Items listed in a dataset:

________________________

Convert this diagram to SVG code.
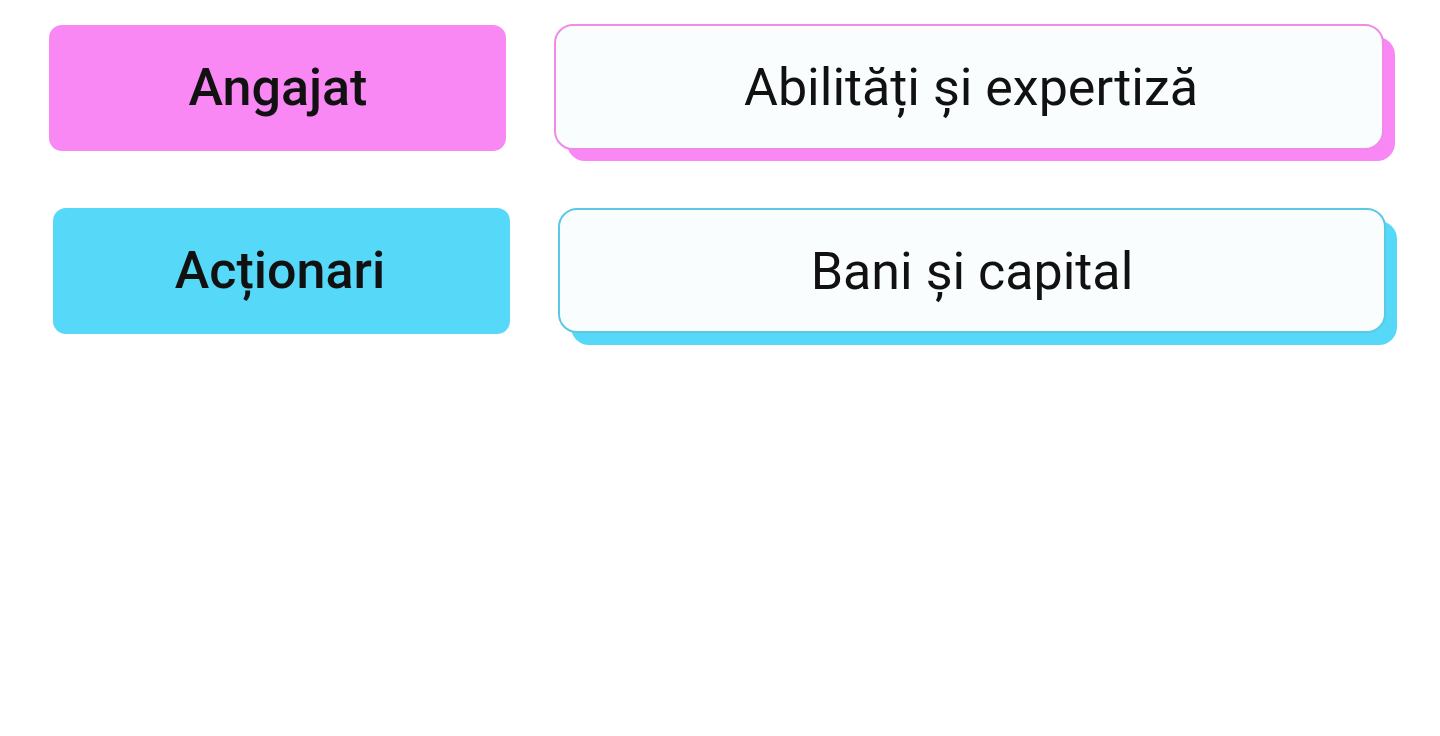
<svg xmlns="http://www.w3.org/2000/svg" width="1440" height="736" viewBox="0 0 1440 736">
<style>
.lbl{font-family:Roboto,"Liberation Sans",sans-serif;font-weight:500;font-size:52px;fill:#111;text-anchor:middle}
.val{font-family:Roboto,"Liberation Sans",sans-serif;font-weight:400;font-size:52px;fill:#111;text-anchor:middle}
.pink{fill:#f987f4}
.blue{fill:#56d8f9}
.card{fill:#f9fdfe;stroke-width:2}
</style>
<rect width="1440" height="736" fill="#ffffff"/>
<g id="connectors"></g>
<g id="node-angajat">
<rect class="pink" x="49" y="25" width="457" height="126" rx="13"/>
<text class="lbl" x="278" y="105">Angajat</text>
</g>
<g id="node-abilitati">
<rect class="pink" x="567" y="37" width="828" height="124" rx="18"/>
<rect class="card" x="555" y="25" width="828" height="124" rx="18" stroke="#f08ae8"/>
<text class="val" x="971" y="105">Abilități și expertiză</text>
</g>
<g id="node-actionari">
<rect class="blue" x="53" y="208" width="457" height="126" rx="13"/>
<text class="lbl" x="280" y="288">Acționari</text>
</g>
<g id="node-bani">
<rect class="blue" x="571" y="221" width="826" height="124" rx="18"/>
<rect class="card" x="559" y="209" width="826" height="123" rx="18" stroke="#5cc8e4"/>
<text class="val" x="972" y="289">Bani și capital</text>
</g>
</svg>
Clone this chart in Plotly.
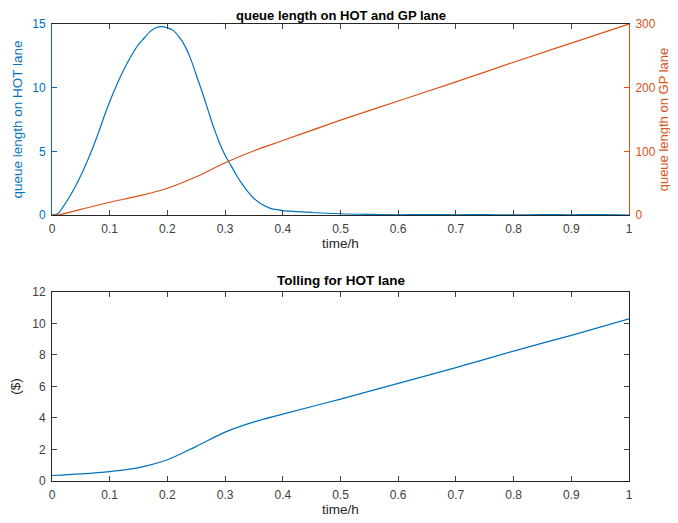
import plotly.graph_objects as go

t_hot = [0, 0.01, 0.02, 0.03, 0.04, 0.05, 0.06, 0.07, 0.08, 0.09, 0.10, 0.11, 0.12, 0.13, 0.14,
         0.15, 0.16, 0.17, 0.18, 0.19, 0.20, 0.21, 0.22, 0.23, 0.24, 0.25, 0.26, 0.27, 0.28,
         0.29, 0.30, 0.31, 0.32, 0.33, 0.34, 0.35, 0.36, 0.37, 0.38, 0.39, 0.40, 0.45, 0.50,
         0.55, 0.60, 0.65, 0.70, 0.75, 0.80, 0.85, 0.90, 0.95, 1.0]
q_hot = [0, 0.1, 0.7, 1.4, 2.2, 3.1, 4.1, 5.2, 6.4, 7.7, 8.9, 10.0, 11.0, 11.9, 12.7,
         13.4, 13.9, 14.4, 14.7, 14.8, 14.7, 14.5, 14.0, 13.3, 12.3, 11.0, 9.7, 8.3, 6.9,
         5.7, 4.7, 3.9, 3.1, 2.4, 1.8, 1.3, 0.95, 0.7, 0.5, 0.42, 0.35, 0.2, 0.1,
         0.05, 0.02, 0.04, 0.02, 0.03, 0.01, 0.03, 0.02, 0.03, 0.0]

t_gp = [0, 0.01, 0.05, 0.1, 0.15, 0.2, 0.25, 0.3, 0.35, 0.4, 0.45, 0.5, 0.6, 0.7, 0.8, 0.9, 1.0]
q_gp = [0, 0, 9, 20, 30, 42, 60, 82, 101, 117, 133, 149, 179, 209, 240, 270, 300]

t_toll = [0, 0.05, 0.1, 0.15, 0.2, 0.25, 0.3, 0.35, 0.4, 0.5, 0.6, 0.7, 0.8, 0.9, 1.0]
toll = [0.35, 0.45, 0.6, 0.85, 1.35, 2.2, 3.1, 3.75, 4.25, 5.2, 6.2, 7.2, 8.25, 9.25, 10.3]

x_ticks = [0, 0.1, 0.2, 0.3, 0.4, 0.5, 0.6, 0.7, 0.8, 0.9, 1]
x_labels = ["0", "0.1", "0.2", "0.3", "0.4", "0.5", "0.6", "0.7", "0.8", "0.9", "1"]

BLUE = "#0072BD"
ORANGE = "#D95319"
DARK = "#262626"
TICKC = "#404040"
FONT = "Liberation Sans, Arial, sans-serif"
TICKF = 12
LABF = 13.5

fig = go.Figure()
fig.add_trace(go.Scatter(x=t_hot, y=q_hot, mode="lines",
                         line=dict(color=BLUE, width=1.2, shape="spline", smoothing=1),
                         xaxis="x", yaxis="y", showlegend=False))
fig.add_trace(go.Scatter(x=t_gp, y=q_gp, mode="lines",
                         line=dict(color=ORANGE, width=1.2, shape="spline", smoothing=1),
                         xaxis="x", yaxis="y2", showlegend=False))
fig.add_trace(go.Scatter(x=t_toll, y=toll, mode="lines",
                         line=dict(color=BLUE, width=1.2, shape="spline", smoothing=1),
                         xaxis="x2", yaxis="y3", showlegend=False))

xcommon = dict(range=[0, 1], tickvals=x_ticks, ticktext=x_labels, ticks="inside", ticklen=5,
               showline=True, linecolor=DARK, linewidth=1, mirror="ticks", showgrid=False,
               zeroline=False, tickfont=dict(size=TICKF, color=TICKC), ticklabelstandoff=3,
               title=dict(text="time/h", font=dict(size=LABF, color=DARK), standoff=2))

fig.update_layout(
    width=678, height=523,
    paper_bgcolor="white", plot_bgcolor="white",
    font=dict(family=FONT, size=TICKF, color=DARK),
    margin=dict(l=44, r=57, t=16, b=50, autoexpand=False),
    xaxis=dict(xcommon, domain=[0, 1], anchor="y"),
    yaxis=dict(domain=[0.582, 1], range=[0, 15], tickvals=[0, 5, 10, 15], ticks="inside", ticklen=5,
               showline=True, linecolor=BLUE, linewidth=1, showgrid=False, zeroline=False,
               tickcolor=BLUE, tickfont=dict(size=TICKF, color=BLUE), ticklabelstandoff=3,
               title=dict(text="queue length on HOT lane", font=dict(size=LABF, color=BLUE), standoff=6)),
    yaxis2=dict(overlaying="y", side="right", anchor="x", range=[0, 300], tickvals=[0, 100, 200, 300],
                ticks="inside", ticklen=5, showline=True, linecolor=ORANGE, linewidth=1,
                showgrid=False, zeroline=False, tickcolor=ORANGE, ticklabelstandoff=3,
                tickfont=dict(size=TICKF, color=ORANGE),
                title=dict(text="queue length on GP lane", font=dict(size=13, color=ORANGE), standoff=4)),
    xaxis2=dict(xcommon, domain=[0, 1], anchor="y3"),
    yaxis3=dict(domain=[0, 0.4136], range=[0, 12], tickvals=[0, 2, 4, 6, 8, 10, 12], ticks="inside",
                ticklen=5, showline=True, linecolor=DARK, linewidth=1, mirror="ticks", showgrid=False,
                zeroline=False, tickfont=dict(size=TICKF, color=TICKC), ticklabelstandoff=3,
                title=dict(text="($)", font=dict(size=LABF, color=DARK), standoff=8)),
    annotations=[
        dict(text="<b>queue length on HOT and GP lane</b>", x=0.5, y=1, xref="paper", yref="paper",
             xanchor="center", yanchor="bottom", yshift=-1, showarrow=False,
             font=dict(size=13, color="black")),
        dict(text="<b>Tolling for HOT lane</b>", x=0.5, y=0.4136, xref="paper", yref="paper",
             xanchor="center", yanchor="bottom", yshift=2, showarrow=False,
             font=dict(size=13.5, color="black")),
    ],
)

fig.write_html("out.html")
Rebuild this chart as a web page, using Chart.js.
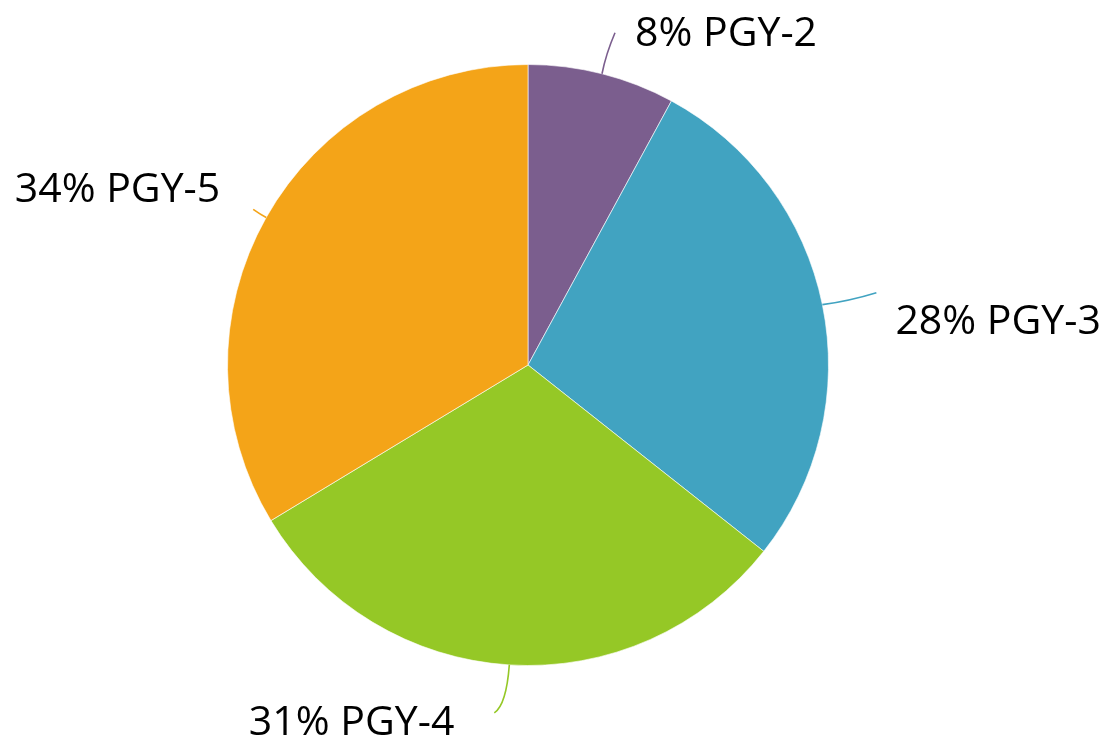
<!DOCTYPE html>
<html>
<head>
<meta charset="utf-8">
<script src="https://cdn.jsdelivr.net/npm/chart.js@4/dist/chart.umd.min.js"></script>
<style>
    html, body { margin: 0; padding: 0; background: #fff; }
    #wrap { width: 1112px; height: 742px; position: relative; }
</style>
</head>
<body>
<div id="wrap"><canvas id="pizza"></canvas></div>
<script>
// dados do gráfico
const categorias = ['PGY-2', 'PGY-3', 'PGY-4', 'PGY-5'];
const percentuais = [8, 28, 31, 34];
const cores = ['#7B5E8E', '#41A3C1', '#95C826', '#F4A418'];

// posição das linhas de chamada e textos (relativo à borda da fatia)
const chamadas = [
    { fim: [13, -41], curva: [4, -20], texto: [20, 13], alinhar: 'left' },
    { fim: [54, -12], curva: [28, -4], texto: [19, 41], alinhar: 'left' },
    { fim: [-15, 48], curva: [-3, 40], texto: [-40, 22], alinhar: 'right' },
    { fim: [-13, -8], curva: [-6, -3], texto: [-33, -7], alinhar: 'right' }
];

const pluginChamadas = {
    id: 'chamadas',
    afterDatasetsDraw: function (chart) {
        const ctx = chart.ctx;
        const meta = chart.getDatasetMeta(0);
        meta.data.forEach((arc, i) => {
            const c = chamadas[i];
            const meio = (arc.startAngle + arc.endAngle) / 2;
            const x0 = arc.x + Math.cos(meio) * arc.outerRadius;
            const y0 = arc.y + Math.sin(meio) * arc.outerRadius;
            const x1 = x0 + c.fim[0], y1 = y0 + c.fim[1];

            ctx.save();
            ctx.strokeStyle = cores[i];
            ctx.lineWidth = 1.6;
            ctx.beginPath();
            ctx.moveTo(x0, y0);
            ctx.quadraticCurveTo(x0 + c.curva[0], y0 + c.curva[1], x1, y1);
            ctx.stroke();

            ctx.fillStyle = '#000';
            ctx.font = '41px "Open Sans", sans-serif';
            ctx.textAlign = c.alinhar;
            ctx.textBaseline = 'alphabetic';
            ctx.fillText(percentuais[i] + '% ' + categorias[i], x1 + c.texto[0], y1 + c.texto[1]);
            ctx.restore();
        });
    }
};

new Chart(document.getElementById('pizza'), {
    type: 'pie',
    data: {
        labels: categorias,
        datasets: [{
            data: percentuais,
            backgroundColor: cores,
            borderColor: 'rgba(255,255,255,0.6)',
            borderWidth: 1
        }]
    },
    options: {
        responsive: true,
        maintainAspectRatio: false,
        animation: false,
        layout: { padding: { left: 227, right: 283, top: 64, bottom: 76 } },
        plugins: {
            legend: { display: false },
            tooltip: { enabled: false }
        }
    },
    plugins: [pluginChamadas]
});
</script>
</body>
</html>
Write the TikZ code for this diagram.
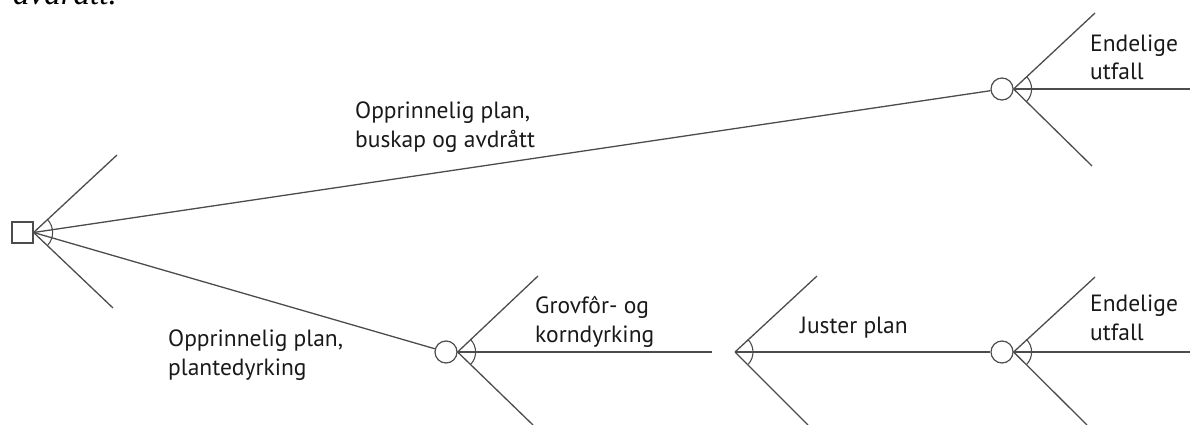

________________________

WHAT THE TASK ASKS:
Go through the lines above. Select every one that has the string "diagram".

FINAL RESULT:
Convert this diagram to SVG code.
Write the TikZ code for this diagram.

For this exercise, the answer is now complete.